According to Cooper, Libby and Rove were among the government officials referred to in Cooper's subsequent Time story that said Wilson's wife was a CIA official and that she was involved in sending her husband on a trip to Africa.

Cooper's article was headlined, "A War on Wilson?"

On Sunday, Cooper also said there may have been other sources for that information. He declined to elaborate.

In a first-person account in the latest issue of Time, Cooper said Rove ended their telephone conversation with the words, "I've already said too much." Cooper speculated that Rove could have been worried about being indiscreet or "it could have meant he was late for a meeting or something else."

Republicans are responding to the revelations about Rove's role in the leak by saying that the deputy White House chief of staff first heard about Wilson's wife from a reporter.

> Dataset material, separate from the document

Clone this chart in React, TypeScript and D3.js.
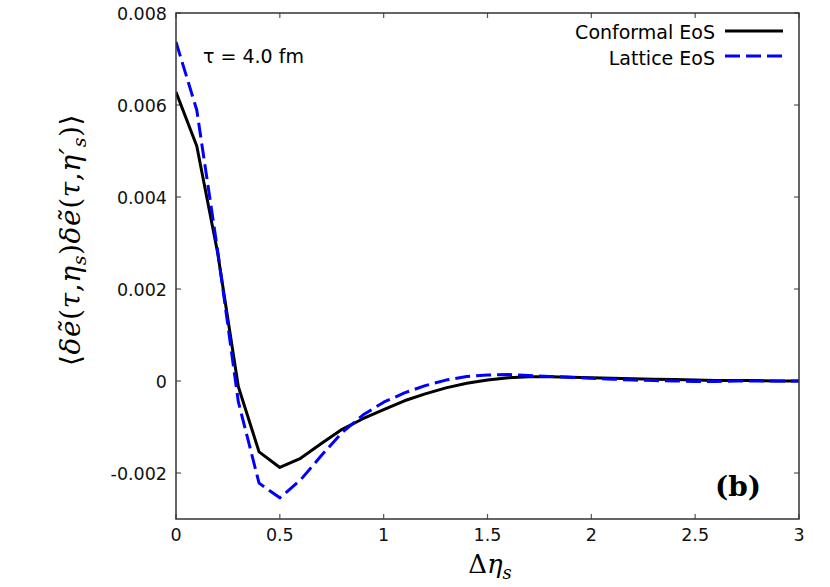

The chairman of the Republican National Committee, Ken Mehlman, told NBC that the disclosure about getting the information from a reporter vindicates Rove and that Democrats who have called for Rove's dismissal should apologize.

But John Podesta, former White House chief of staff in the Clinton administration, said the White House's assurance in 2003 that Rove was not involved in the leak "was a lie." Rove's credibility "is in shreds," said Podesta, who appeared with Mehlmen.

Wilson was the top U.S. diplomat in Iraq during the Persian Gulf War.